## [What you are asked to do]
Reproduce each of the lines word for word.

## [Data lines]
____
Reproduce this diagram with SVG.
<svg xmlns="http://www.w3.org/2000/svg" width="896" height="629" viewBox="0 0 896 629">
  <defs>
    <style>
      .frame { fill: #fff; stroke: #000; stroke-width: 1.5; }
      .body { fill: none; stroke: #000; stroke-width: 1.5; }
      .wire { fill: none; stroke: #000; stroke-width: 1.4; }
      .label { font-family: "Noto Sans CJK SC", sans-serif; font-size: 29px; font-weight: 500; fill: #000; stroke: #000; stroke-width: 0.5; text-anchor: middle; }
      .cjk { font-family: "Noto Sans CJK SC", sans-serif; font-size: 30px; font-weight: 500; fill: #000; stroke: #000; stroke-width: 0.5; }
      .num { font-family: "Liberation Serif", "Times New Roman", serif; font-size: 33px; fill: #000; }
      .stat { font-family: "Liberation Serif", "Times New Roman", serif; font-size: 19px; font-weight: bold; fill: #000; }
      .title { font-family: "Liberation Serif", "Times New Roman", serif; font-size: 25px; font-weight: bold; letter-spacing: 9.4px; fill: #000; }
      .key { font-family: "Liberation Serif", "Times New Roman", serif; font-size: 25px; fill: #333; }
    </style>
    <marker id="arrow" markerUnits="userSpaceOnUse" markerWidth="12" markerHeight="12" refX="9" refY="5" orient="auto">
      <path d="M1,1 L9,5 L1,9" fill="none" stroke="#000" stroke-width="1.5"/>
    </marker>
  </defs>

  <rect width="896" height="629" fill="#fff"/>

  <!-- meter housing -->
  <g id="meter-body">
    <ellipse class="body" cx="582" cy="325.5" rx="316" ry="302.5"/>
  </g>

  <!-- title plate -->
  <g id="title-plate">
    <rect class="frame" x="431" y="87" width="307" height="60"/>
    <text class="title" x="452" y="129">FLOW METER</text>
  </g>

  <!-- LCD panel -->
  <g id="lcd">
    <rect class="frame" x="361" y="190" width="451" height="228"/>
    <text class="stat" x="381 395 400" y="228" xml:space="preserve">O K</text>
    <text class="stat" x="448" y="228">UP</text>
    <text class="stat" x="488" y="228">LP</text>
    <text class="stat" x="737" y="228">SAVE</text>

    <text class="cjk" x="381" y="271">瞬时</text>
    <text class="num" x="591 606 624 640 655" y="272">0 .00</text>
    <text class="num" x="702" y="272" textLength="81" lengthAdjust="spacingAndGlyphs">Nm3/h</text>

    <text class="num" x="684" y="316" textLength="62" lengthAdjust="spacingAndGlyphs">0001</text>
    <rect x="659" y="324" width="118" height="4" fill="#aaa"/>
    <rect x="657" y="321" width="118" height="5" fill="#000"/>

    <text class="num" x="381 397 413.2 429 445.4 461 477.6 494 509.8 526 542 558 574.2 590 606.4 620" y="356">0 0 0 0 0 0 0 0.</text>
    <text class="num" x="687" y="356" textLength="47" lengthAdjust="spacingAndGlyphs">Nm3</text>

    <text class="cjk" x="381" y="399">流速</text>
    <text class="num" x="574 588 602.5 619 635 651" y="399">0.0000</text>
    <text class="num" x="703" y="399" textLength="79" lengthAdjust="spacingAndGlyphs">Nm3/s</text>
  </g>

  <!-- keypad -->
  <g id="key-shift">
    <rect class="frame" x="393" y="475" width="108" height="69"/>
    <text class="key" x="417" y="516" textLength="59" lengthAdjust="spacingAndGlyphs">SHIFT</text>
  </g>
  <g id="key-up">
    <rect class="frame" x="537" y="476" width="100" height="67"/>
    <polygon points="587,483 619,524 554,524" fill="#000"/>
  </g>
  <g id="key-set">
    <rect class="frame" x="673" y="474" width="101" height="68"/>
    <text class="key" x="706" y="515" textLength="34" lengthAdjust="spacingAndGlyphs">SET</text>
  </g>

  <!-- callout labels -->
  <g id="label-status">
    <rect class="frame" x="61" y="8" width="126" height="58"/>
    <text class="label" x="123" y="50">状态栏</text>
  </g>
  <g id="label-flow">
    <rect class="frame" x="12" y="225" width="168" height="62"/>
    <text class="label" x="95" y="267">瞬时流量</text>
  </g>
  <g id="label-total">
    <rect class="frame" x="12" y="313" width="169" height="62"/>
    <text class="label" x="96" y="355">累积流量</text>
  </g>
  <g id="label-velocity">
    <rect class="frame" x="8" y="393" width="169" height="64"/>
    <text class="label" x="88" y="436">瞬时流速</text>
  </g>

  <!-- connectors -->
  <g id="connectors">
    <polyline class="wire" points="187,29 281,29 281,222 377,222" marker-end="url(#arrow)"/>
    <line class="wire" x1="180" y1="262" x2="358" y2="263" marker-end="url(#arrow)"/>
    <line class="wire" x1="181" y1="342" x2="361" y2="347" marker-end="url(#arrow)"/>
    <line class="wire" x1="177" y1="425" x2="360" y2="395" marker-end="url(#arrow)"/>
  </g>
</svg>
____
## [Written solution]
Reproduce this diagram with SVG.
<svg xmlns="http://www.w3.org/2000/svg" width="896" height="629" viewBox="0 0 896 629">
  <defs>
    <style>
      .frame { fill: #fff; stroke: #000; stroke-width: 1.5; }
      .body { fill: none; stroke: #000; stroke-width: 1.5; }
      .wire { fill: none; stroke: #000; stroke-width: 1.4; }
      .label { font-family: "Noto Sans CJK SC", sans-serif; font-size: 29px; font-weight: 500; fill: #000; stroke: #000; stroke-width: 0.5; text-anchor: middle; }
      .cjk { font-family: "Noto Sans CJK SC", sans-serif; font-size: 30px; font-weight: 500; fill: #000; stroke: #000; stroke-width: 0.5; }
      .num { font-family: "Liberation Serif", "Times New Roman", serif; font-size: 33px; fill: #000; }
      .stat { font-family: "Liberation Serif", "Times New Roman", serif; font-size: 19px; font-weight: bold; fill: #000; }
      .title { font-family: "Liberation Serif", "Times New Roman", serif; font-size: 25px; font-weight: bold; letter-spacing: 9.4px; fill: #000; }
      .key { font-family: "Liberation Serif", "Times New Roman", serif; font-size: 25px; fill: #333; }
    </style>
    <marker id="arrow" markerUnits="userSpaceOnUse" markerWidth="12" markerHeight="12" refX="9" refY="5" orient="auto">
      <path d="M1,1 L9,5 L1,9" fill="none" stroke="#000" stroke-width="1.5"/>
    </marker>
  </defs>

  <rect width="896" height="629" fill="#fff"/>

  <!-- meter housing -->
  <g id="meter-body">
    <ellipse class="body" cx="582" cy="325.5" rx="316" ry="302.5"/>
  </g>

  <!-- title plate -->
  <g id="title-plate">
    <rect class="frame" x="431" y="87" width="307" height="60"/>
    <text class="title" x="452" y="129">FLOW METER</text>
  </g>

  <!-- LCD panel -->
  <g id="lcd">
    <rect class="frame" x="361" y="190" width="451" height="228"/>
    <text class="stat" x="381 395 400" y="228" xml:space="preserve">O K</text>
    <text class="stat" x="448" y="228">UP</text>
    <text class="stat" x="488" y="228">LP</text>
    <text class="stat" x="737" y="228">SAVE</text>

    <text class="cjk" x="381" y="271">瞬时</text>
    <text class="num" x="591 606 624 640 655" y="272">0 .00</text>
    <text class="num" x="702" y="272" textLength="81" lengthAdjust="spacingAndGlyphs">Nm3/h</text>

    <text class="num" x="684" y="316" textLength="62" lengthAdjust="spacingAndGlyphs">0001</text>
    <rect x="659" y="324" width="118" height="4" fill="#aaa"/>
    <rect x="657" y="321" width="118" height="5" fill="#000"/>

    <text class="num" x="381 397 413.2 429 445.4 461 477.6 494 509.8 526 542 558 574.2 590 606.4 620" y="356">0 0 0 0 0 0 0 0.</text>
    <text class="num" x="687" y="356" textLength="47" lengthAdjust="spacingAndGlyphs">Nm3</text>

    <text class="cjk" x="381" y="399">流速</text>
    <text class="num" x="574 588 602.5 619 635 651" y="399">0.0000</text>
    <text class="num" x="703" y="399" textLength="79" lengthAdjust="spacingAndGlyphs">Nm3/s</text>
  </g>

  <!-- keypad -->
  <g id="key-shift">
    <rect class="frame" x="393" y="475" width="108" height="69"/>
    <text class="key" x="417" y="516" textLength="59" lengthAdjust="spacingAndGlyphs">SHIFT</text>
  </g>
  <g id="key-up">
    <rect class="frame" x="537" y="476" width="100" height="67"/>
    <polygon points="587,483 619,524 554,524" fill="#000"/>
  </g>
  <g id="key-set">
    <rect class="frame" x="673" y="474" width="101" height="68"/>
    <text class="key" x="706" y="515" textLength="34" lengthAdjust="spacingAndGlyphs">SET</text>
  </g>

  <!-- callout labels -->
  <g id="label-status">
    <rect class="frame" x="61" y="8" width="126" height="58"/>
    <text class="label" x="123" y="50">状态栏</text>
  </g>
  <g id="label-flow">
    <rect class="frame" x="12" y="225" width="168" height="62"/>
    <text class="label" x="95" y="267">瞬时流量</text>
  </g>
  <g id="label-total">
    <rect class="frame" x="12" y="313" width="169" height="62"/>
    <text class="label" x="96" y="355">累积流量</text>
  </g>
  <g id="label-velocity">
    <rect class="frame" x="8" y="393" width="169" height="64"/>
    <text class="label" x="88" y="436">瞬时流速</text>
  </g>

  <!-- connectors -->
  <g id="connectors">
    <polyline class="wire" points="187,29 281,29 281,222 377,222" marker-end="url(#arrow)"/>
    <line class="wire" x1="180" y1="262" x2="358" y2="263" marker-end="url(#arrow)"/>
    <line class="wire" x1="181" y1="342" x2="361" y2="347" marker-end="url(#arrow)"/>
    <line class="wire" x1="177" y1="425" x2="360" y2="395" marker-end="url(#arrow)"/>
  </g>
</svg>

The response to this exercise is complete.